"""

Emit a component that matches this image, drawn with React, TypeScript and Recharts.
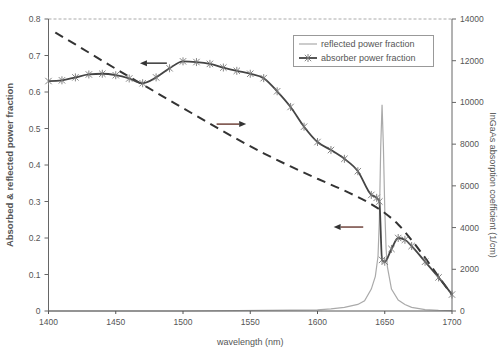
import React from 'react';
import { LineChart, Line, XAxis, YAxis, ReferenceLine } from 'recharts';

// absorber power fraction (left axis)
const absWavelength = [1400, 1410, 1420, 1430, 1440, 1450, 1460, 1470, 1480, 1490, 1500, 1510, 1520, 1530, 1540, 1550, 1560, 1570, 1580, 1590, 1600, 1610, 1620, 1630, 1640, 1644, 1646, 1648, 1650, 1655, 1660, 1665, 1670, 1680, 1690, 1700];
const absFraction = [0.630, 0.632, 0.640, 0.648, 0.650, 0.646, 0.637, 0.624, 0.640, 0.665, 0.684, 0.682, 0.677, 0.667, 0.658, 0.650, 0.638, 0.602, 0.559, 0.505, 0.463, 0.441, 0.417, 0.383, 0.318, 0.310, 0.300, 0.140, 0.135, 0.170, 0.200, 0.195, 0.178, 0.135, 0.092, 0.045];

// reflected power fraction (left axis)
const refWavelength = [1400, 1500, 1600, 1610, 1620, 1630, 1635, 1640, 1643, 1645, 1646, 1647, 1648, 1649, 1650, 1651, 1652, 1655, 1660, 1665, 1670, 1680, 1690, 1700];
const refFraction = [0, 0, 0.003, 0.006, 0.010, 0.018, 0.028, 0.060, 0.095, 0.150, 0.250, 0.450, 0.565, 0.450, 0.280, 0.170, 0.120, 0.060, 0.030, 0.018, 0.010, 0.004, 0.002, 0.001];

// InGaAs absorption coefficient (right axis, 1/cm)
const coefWavelength = [1405, 1420, 1440, 1460, 1480, 1500, 1520, 1540, 1560, 1580, 1600, 1620, 1640, 1650, 1660, 1670, 1680, 1690, 1700];
const coefValue = [13350, 12780, 12000, 11230, 10480, 9730, 8980, 8250, 7560, 6930, 6340, 5770, 5120, 4700, 4150, 3400, 2550, 1650, 770];

const xTicks = [1400, 1450, 1500, 1550, 1600, 1650, 1700];
const leftTicks = [0, 0.1, 0.2, 0.3, 0.4, 0.5, 0.6, 0.7, 0.8];
const rightTicks = [0, 2000, 4000, 6000, 8000, 10000, 12000, 14000];

const absData = absWavelength.map((x, i) => ({ x, y: absFraction[i] }));
const refData = refWavelength.map((x, i) => ({ x, y: refFraction[i] }));
const coefData = coefWavelength.map((x, i) => ({ x, c: coefValue[i] }));

const FONT = '"Liberation Sans", Arial, sans-serif';
const tickStyle = { fontSize: 8.5, fill: '#555', fontFamily: FONT };

function StarDot(props: any) {
    const { cx, cy, index } = props;
    if (cx == null || cy == null) return null;
    const s = 3.2;
    return (
        <g key={'d' + index} stroke="#777" strokeWidth={0.9}>
            <line x1={cx - s} y1={cy - s} x2={cx + s} y2={cy + s} />
            <line x1={cx - s} y1={cy + s} x2={cx + s} y2={cy - s} />
            <line x1={cx} y1={cy - s - 0.8} x2={cx} y2={cy + s + 0.8} />
        </g>
    );
}

const arrowShape = (color: string) => (props: any) => {
    const { x1, y1, x2, y2 } = props;
    if (x1 == null) return null;
    const dir = x2 > x1 ? 1 : -1;
    const hx = x2 - dir * 7;
    return (
        <g>
            <line x1={x1} y1={y1} x2={hx} y2={y2} stroke={color} strokeWidth={1.6} />
            <polygon points={`${x2},${y2} ${hx},${y2 - 3} ${hx},${y2 + 3}`} fill="#333" />
        </g>
    );
};

function LegendBox() {
    return (
        <div style={{ position: 'absolute', left: 293, top: 35, border: '1px solid #999', background: '#fff', padding: '1px 4px', fontFamily: FONT, fontSize: 9, color: '#555', lineHeight: '14px', width: 131 }}>
            <div style={{ display: 'flex', alignItems: 'center' }}>
                <svg width={20} height={10}><line x1={1} y1={5} x2={19} y2={5} stroke="#aaa" strokeWidth={1.2} /></svg>
                <span style={{ marginLeft: 3 }}>reflected power fraction</span>
            </div>
            <div style={{ display: 'flex', alignItems: 'center' }}>
                <svg width={20} height={10}>
                    <line x1={1} y1={5} x2={19} y2={5} stroke="#444" strokeWidth={1.8} />
                    <StarDot cx={10} cy={5} index={0} />
                </svg>
                <span style={{ marginLeft: 3 }}>absorber power fraction</span>
            </div>
        </div>
    );
}

export default function App() {
    return (
        <div style={{ position: 'absolute', left: 0, top: 0, width: 500, height: 348, background: '#fff' }}>
            <LineChart width={500} height={348} margin={{ top: 19, right: 0, bottom: 0, left: 0 }}>
                <XAxis
                    dataKey="x"
                    type="number"
                    domain={[1400, 1700]}
                    ticks={xTicks}
                    allowDuplicatedCategory={false}
                    height={37}
                    tick={tickStyle}
                    tickSize={3}
                    tickMargin={5}
                    stroke="#555"
                    label={{ value: 'wavelength (nm)', position: 'insideBottom', offset: 3, style: { fontSize: 9, fill: '#555', fontFamily: FONT } }}
                />
                <YAxis
                    yAxisId="left"
                    domain={[0, 0.8]}
                    ticks={leftTicks}
                    width={48.5}
                    tick={tickStyle}
                    tickSize={4}
                    tickMargin={4}
                    tickFormatter={(v: number) => (v === 0 ? '0' : v.toFixed(1))}
                    stroke="#666"
                    label={{ value: 'Absorbed &  reflected power fraction', angle: -90, position: 'insideLeft', offset: 10, style: { fontSize: 9.5, fill: '#555', fontFamily: FONT, fontWeight: 'bold', textAnchor: 'middle' } }}
                />
                <YAxis
                    yAxisId="right"
                    orientation="right"
                    domain={[0, 14000]}
                    ticks={rightTicks}
                    width={48}
                    tick={tickStyle}
                    tickSize={4}
                    tickMargin={4}
                    stroke="#666"
                    label={{ value: 'InGaAs absorption coefficient (1/cm)', angle: 90, position: 'insideRight', offset: 7, dy: 20, style: { fontSize: 9, fill: '#555', fontFamily: FONT, textAnchor: 'middle' } }}
                />
                <ReferenceLine yAxisId="left" y={0.8} stroke="#aaa" strokeDasharray="3 2" />
                <ReferenceLine yAxisId="left" segment={[{ x: 1488, y: 0.679 }, { x: 1468, y: 0.679 }]} shape={arrowShape('#444')} />
                <ReferenceLine yAxisId="left" segment={[{ x: 1525, y: 0.512 }, { x: 1547, y: 0.512 }]} shape={arrowShape('#7a5048')} />
                <ReferenceLine yAxisId="left" segment={[{ x: 1634, y: 0.230 }, { x: 1612, y: 0.230 }]} shape={arrowShape('#7a5048')} />
                <Line yAxisId="left" data={refData} dataKey="y" stroke="#aaa" strokeWidth={1.2} dot={false} isAnimationActive={false} type="linear" />
                <Line yAxisId="right" data={coefData} dataKey="c" stroke="#333" strokeWidth={2} strokeDasharray="9 6" dot={false} isAnimationActive={false} type="monotone" />
                <Line yAxisId="left" data={absData} dataKey="y" stroke="#444" strokeWidth={1.8} dot={<StarDot />} isAnimationActive={false} type="monotone" />
            </LineChart>
            <LegendBox />
        </div>
    );
}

"""

> [To do]: Take the material above from its first line through the line holding "10000, 12000, 14000];" and set it down exactly, without the pictures.

> [Solution for this exercise]:
Emit a component that matches this image, drawn with React, TypeScript and Recharts.
import React from 'react';
import { LineChart, Line, XAxis, YAxis, ReferenceLine } from 'recharts';

// absorber power fraction (left axis)
const absWavelength = [1400, 1410, 1420, 1430, 1440, 1450, 1460, 1470, 1480, 1490, 1500, 1510, 1520, 1530, 1540, 1550, 1560, 1570, 1580, 1590, 1600, 1610, 1620, 1630, 1640, 1644, 1646, 1648, 1650, 1655, 1660, 1665, 1670, 1680, 1690, 1700];
const absFraction = [0.630, 0.632, 0.640, 0.648, 0.650, 0.646, 0.637, 0.624, 0.640, 0.665, 0.684, 0.682, 0.677, 0.667, 0.658, 0.650, 0.638, 0.602, 0.559, 0.505, 0.463, 0.441, 0.417, 0.383, 0.318, 0.310, 0.300, 0.140, 0.135, 0.170, 0.200, 0.195, 0.178, 0.135, 0.092, 0.045];

// reflected power fraction (left axis)
const refWavelength = [1400, 1500, 1600, 1610, 1620, 1630, 1635, 1640, 1643, 1645, 1646, 1647, 1648, 1649, 1650, 1651, 1652, 1655, 1660, 1665, 1670, 1680, 1690, 1700];
const refFraction = [0, 0, 0.003, 0.006, 0.010, 0.018, 0.028, 0.060, 0.095, 0.150, 0.250, 0.450, 0.565, 0.450, 0.280, 0.170, 0.120, 0.060, 0.030, 0.018, 0.010, 0.004, 0.002, 0.001];

// InGaAs absorption coefficient (right axis, 1/cm)
const coefWavelength = [1405, 1420, 1440, 1460, 1480, 1500, 1520, 1540, 1560, 1580, 1600, 1620, 1640, 1650, 1660, 1670, 1680, 1690, 1700];
const coefValue = [13350, 12780, 12000, 11230, 10480, 9730, 8980, 8250, 7560, 6930, 6340, 5770, 5120, 4700, 4150, 3400, 2550, 1650, 770];

const xTicks = [1400, 1450, 1500, 1550, 1600, 1650, 1700];
const leftTicks = [0, 0.1, 0.2, 0.3, 0.4, 0.5, 0.6, 0.7, 0.8];
const rightTicks = [0, 2000, 4000, 6000, 8000, 10000, 12000, 14000];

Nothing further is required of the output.